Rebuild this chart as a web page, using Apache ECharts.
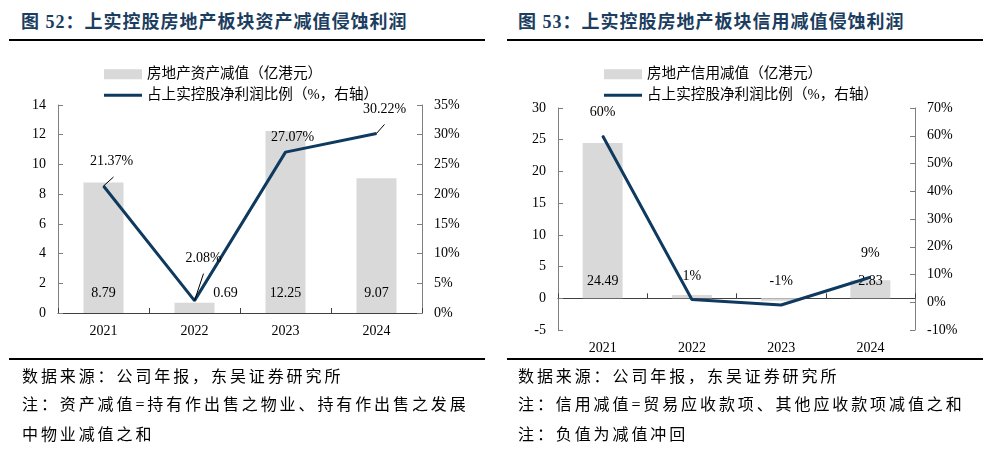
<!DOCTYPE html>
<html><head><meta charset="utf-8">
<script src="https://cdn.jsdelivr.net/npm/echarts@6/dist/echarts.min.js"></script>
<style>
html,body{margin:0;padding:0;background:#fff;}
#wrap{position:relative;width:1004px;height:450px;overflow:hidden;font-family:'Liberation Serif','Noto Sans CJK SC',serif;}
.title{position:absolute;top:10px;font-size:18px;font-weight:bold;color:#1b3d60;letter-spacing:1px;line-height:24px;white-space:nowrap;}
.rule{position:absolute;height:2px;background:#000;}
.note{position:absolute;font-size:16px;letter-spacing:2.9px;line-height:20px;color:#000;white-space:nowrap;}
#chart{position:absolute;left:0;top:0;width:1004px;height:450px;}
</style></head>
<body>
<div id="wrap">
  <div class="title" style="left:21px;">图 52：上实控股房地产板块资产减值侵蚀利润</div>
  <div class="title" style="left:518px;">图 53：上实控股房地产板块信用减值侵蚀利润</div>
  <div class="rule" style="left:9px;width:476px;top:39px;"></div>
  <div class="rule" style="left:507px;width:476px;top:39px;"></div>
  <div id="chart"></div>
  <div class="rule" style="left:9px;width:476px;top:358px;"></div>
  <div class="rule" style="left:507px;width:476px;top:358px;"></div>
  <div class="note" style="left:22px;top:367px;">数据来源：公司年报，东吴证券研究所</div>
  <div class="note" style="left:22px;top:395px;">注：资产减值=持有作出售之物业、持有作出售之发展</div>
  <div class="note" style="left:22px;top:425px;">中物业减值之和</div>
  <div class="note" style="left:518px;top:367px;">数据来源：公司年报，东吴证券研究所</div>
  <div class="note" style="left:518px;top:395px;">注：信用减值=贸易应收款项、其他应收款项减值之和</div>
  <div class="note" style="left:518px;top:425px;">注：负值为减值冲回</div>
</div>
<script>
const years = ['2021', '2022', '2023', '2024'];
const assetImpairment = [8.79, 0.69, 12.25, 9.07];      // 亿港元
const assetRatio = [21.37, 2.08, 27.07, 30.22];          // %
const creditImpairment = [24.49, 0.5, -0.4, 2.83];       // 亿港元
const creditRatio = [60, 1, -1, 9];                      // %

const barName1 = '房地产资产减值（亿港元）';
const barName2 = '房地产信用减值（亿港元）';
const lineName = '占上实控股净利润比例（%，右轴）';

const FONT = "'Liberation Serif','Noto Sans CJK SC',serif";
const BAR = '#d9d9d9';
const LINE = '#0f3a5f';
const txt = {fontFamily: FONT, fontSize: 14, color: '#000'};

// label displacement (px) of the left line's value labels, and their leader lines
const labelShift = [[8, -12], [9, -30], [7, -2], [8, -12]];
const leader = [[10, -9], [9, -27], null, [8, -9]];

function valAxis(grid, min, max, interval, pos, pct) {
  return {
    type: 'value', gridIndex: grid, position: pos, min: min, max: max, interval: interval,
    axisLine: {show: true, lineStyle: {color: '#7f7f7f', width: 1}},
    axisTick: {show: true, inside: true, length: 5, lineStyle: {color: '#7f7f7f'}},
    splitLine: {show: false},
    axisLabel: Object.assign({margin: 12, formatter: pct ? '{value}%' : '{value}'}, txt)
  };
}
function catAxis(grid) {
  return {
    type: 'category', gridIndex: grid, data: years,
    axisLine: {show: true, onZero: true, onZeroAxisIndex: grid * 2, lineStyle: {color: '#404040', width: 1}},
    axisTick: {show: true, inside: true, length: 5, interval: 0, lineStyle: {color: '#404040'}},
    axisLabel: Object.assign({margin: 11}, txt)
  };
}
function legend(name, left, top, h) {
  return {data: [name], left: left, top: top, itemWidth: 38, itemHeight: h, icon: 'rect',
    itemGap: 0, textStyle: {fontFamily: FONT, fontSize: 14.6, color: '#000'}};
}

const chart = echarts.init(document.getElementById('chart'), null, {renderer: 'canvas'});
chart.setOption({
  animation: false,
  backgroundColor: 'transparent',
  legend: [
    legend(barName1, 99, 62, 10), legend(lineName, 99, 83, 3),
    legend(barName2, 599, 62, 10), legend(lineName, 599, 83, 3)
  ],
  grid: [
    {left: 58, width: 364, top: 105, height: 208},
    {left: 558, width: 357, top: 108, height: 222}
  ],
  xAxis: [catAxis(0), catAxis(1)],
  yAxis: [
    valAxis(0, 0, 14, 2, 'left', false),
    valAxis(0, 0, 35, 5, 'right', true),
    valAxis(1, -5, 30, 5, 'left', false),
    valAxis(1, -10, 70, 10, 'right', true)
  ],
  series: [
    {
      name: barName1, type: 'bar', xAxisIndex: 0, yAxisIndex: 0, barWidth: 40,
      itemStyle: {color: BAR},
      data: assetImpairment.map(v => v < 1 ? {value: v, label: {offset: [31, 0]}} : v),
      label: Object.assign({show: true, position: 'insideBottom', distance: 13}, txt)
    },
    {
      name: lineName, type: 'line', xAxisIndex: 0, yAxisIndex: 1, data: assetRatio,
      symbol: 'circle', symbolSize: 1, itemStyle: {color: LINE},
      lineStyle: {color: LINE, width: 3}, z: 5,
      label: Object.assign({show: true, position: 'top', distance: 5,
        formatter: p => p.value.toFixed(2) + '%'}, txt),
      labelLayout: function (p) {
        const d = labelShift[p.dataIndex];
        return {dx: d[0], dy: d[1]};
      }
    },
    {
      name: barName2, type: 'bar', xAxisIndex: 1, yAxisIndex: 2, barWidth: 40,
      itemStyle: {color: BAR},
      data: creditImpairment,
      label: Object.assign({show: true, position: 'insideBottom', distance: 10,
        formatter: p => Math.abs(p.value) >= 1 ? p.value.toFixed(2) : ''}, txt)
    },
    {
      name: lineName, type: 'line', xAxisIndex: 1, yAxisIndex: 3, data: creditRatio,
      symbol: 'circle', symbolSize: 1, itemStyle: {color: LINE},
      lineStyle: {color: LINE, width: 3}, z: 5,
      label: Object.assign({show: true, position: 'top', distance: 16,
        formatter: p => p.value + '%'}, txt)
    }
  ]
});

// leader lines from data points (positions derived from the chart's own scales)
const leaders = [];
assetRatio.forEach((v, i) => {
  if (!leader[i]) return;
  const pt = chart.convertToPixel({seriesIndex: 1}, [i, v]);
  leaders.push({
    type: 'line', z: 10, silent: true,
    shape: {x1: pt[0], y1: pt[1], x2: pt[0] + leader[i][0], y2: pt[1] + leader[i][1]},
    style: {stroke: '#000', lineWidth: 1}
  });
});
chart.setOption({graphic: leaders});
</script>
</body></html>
------------------------------------------------
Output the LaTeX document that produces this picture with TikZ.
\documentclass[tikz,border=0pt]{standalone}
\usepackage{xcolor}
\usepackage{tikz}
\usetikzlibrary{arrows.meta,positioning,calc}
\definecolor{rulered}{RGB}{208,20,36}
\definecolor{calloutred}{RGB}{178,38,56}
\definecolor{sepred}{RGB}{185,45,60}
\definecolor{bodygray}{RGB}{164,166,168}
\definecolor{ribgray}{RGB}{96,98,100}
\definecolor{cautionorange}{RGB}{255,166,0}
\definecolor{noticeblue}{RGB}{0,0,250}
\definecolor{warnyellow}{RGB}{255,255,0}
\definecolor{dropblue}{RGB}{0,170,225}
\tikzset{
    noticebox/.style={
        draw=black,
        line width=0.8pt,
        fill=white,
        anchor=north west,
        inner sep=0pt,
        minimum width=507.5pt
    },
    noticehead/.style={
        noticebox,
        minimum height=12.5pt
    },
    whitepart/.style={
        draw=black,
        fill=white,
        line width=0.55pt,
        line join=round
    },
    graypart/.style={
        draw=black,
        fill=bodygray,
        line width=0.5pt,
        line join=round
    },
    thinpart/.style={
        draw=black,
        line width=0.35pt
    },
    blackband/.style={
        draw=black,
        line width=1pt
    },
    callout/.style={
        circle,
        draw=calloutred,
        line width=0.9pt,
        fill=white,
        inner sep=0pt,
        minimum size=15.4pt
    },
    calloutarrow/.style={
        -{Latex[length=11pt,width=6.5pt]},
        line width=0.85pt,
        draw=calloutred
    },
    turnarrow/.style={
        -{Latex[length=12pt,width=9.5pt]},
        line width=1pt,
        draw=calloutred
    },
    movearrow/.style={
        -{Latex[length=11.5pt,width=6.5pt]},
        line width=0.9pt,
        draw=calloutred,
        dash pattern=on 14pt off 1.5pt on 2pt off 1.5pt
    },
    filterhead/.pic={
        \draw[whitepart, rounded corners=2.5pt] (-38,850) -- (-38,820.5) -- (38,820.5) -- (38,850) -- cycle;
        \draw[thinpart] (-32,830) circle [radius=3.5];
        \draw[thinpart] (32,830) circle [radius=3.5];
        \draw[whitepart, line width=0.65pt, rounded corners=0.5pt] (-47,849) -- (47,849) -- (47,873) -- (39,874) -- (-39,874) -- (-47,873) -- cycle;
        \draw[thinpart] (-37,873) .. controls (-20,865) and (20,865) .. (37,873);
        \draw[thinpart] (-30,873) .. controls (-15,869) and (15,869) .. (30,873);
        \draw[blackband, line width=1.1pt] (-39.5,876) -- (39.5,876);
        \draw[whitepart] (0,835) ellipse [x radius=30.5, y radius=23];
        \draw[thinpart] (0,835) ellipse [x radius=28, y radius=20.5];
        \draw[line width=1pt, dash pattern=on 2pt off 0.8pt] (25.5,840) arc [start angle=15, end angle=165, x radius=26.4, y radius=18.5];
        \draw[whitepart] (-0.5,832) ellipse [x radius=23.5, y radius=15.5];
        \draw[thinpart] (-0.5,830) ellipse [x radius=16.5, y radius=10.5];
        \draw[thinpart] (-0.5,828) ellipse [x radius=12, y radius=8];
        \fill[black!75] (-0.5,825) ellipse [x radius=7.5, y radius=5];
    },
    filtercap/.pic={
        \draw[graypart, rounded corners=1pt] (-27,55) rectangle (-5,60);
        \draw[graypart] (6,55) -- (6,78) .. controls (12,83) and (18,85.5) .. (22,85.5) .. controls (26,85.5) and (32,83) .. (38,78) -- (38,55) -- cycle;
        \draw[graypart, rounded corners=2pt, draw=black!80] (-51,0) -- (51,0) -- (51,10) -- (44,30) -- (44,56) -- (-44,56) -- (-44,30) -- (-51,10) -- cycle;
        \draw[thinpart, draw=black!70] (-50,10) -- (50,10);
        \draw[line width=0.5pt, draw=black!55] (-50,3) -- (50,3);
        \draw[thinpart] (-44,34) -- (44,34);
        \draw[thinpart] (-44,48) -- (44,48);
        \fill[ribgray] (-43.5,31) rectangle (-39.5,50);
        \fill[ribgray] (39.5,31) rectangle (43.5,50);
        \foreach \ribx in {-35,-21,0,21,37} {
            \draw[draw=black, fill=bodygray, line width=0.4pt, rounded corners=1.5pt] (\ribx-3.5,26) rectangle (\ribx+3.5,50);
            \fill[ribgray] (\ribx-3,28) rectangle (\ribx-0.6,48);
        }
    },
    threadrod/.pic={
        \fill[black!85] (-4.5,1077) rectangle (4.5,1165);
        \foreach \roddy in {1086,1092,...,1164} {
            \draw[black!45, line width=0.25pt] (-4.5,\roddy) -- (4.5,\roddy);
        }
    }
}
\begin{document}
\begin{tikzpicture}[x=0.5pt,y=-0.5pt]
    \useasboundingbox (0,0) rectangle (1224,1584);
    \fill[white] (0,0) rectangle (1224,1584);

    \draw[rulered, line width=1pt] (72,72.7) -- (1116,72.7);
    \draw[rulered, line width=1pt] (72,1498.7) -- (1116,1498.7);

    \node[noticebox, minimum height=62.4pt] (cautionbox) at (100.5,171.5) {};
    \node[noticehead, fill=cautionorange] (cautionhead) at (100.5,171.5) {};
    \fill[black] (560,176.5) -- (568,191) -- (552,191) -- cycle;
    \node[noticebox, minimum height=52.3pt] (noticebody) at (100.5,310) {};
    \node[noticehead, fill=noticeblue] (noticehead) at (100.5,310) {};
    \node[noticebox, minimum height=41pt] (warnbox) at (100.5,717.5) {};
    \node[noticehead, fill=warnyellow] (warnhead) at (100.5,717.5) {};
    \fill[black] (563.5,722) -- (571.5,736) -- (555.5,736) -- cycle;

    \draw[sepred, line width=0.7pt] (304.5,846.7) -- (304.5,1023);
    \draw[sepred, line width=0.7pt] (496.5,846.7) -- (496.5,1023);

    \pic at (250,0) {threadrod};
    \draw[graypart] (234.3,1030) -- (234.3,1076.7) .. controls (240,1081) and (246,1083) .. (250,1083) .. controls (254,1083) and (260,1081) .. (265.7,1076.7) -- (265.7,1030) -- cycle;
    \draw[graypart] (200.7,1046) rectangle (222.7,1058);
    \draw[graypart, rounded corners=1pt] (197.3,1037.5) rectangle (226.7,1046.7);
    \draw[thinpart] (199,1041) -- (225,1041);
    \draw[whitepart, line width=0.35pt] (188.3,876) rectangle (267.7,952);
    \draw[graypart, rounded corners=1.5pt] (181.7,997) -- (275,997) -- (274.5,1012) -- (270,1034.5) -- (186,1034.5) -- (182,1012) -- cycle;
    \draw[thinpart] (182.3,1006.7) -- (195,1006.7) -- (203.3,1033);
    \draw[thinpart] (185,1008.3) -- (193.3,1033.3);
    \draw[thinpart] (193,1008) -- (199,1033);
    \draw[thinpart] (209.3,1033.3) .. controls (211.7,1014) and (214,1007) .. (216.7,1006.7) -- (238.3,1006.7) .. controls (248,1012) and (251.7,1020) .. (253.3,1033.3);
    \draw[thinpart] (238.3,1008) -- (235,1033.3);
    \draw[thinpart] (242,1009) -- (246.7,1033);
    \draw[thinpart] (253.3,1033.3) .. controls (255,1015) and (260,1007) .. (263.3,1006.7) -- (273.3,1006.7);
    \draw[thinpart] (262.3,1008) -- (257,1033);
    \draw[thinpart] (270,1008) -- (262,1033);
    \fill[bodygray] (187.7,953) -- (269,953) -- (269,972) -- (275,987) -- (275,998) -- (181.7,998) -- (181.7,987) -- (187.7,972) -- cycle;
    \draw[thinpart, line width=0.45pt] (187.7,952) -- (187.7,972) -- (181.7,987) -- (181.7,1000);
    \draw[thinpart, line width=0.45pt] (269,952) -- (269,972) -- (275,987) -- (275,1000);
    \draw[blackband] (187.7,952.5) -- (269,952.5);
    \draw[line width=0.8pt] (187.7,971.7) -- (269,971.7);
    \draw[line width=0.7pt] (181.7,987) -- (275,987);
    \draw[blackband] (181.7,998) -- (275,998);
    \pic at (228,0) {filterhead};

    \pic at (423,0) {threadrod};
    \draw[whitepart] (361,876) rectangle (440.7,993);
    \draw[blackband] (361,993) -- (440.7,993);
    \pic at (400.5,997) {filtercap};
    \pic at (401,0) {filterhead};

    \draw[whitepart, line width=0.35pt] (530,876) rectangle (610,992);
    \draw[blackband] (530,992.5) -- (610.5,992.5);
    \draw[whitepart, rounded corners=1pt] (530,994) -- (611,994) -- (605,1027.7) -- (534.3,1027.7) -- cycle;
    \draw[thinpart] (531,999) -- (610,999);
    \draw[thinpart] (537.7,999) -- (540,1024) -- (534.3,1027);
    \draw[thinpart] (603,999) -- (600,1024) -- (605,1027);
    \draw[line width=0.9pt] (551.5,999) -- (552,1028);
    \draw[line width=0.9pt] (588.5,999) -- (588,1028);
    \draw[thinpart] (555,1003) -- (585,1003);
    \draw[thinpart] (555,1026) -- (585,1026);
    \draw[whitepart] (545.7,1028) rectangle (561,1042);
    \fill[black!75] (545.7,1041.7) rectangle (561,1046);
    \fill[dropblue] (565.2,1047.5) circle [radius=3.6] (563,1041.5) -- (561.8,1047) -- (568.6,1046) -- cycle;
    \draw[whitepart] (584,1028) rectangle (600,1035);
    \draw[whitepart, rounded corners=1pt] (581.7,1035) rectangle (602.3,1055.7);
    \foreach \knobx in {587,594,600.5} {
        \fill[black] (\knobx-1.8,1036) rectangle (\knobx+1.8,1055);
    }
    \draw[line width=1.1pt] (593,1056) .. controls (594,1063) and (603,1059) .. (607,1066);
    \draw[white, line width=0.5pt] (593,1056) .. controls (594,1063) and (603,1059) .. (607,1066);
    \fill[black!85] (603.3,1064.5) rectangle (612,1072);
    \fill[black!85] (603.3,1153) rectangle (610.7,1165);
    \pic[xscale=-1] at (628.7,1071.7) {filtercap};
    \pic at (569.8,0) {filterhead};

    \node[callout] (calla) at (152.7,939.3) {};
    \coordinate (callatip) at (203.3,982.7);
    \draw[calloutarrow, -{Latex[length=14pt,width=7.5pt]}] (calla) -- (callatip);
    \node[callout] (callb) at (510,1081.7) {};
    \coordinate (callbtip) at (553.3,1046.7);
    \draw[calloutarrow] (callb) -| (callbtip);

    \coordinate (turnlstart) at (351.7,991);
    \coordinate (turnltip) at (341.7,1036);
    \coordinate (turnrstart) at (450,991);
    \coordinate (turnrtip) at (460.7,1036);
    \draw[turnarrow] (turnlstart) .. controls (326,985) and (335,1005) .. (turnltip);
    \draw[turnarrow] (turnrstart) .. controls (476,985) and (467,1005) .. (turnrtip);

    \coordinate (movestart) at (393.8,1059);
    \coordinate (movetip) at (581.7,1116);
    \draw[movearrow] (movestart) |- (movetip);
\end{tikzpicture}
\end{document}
------------------------------------------------
- **TASK TO COMPLETE**
Read the entries and show each line that mentions "this".

- **ANSWER FOR THE TASK**
Rebuild this chart as a web page, using Apache ECharts.
Output the LaTeX document that produces this picture with TikZ.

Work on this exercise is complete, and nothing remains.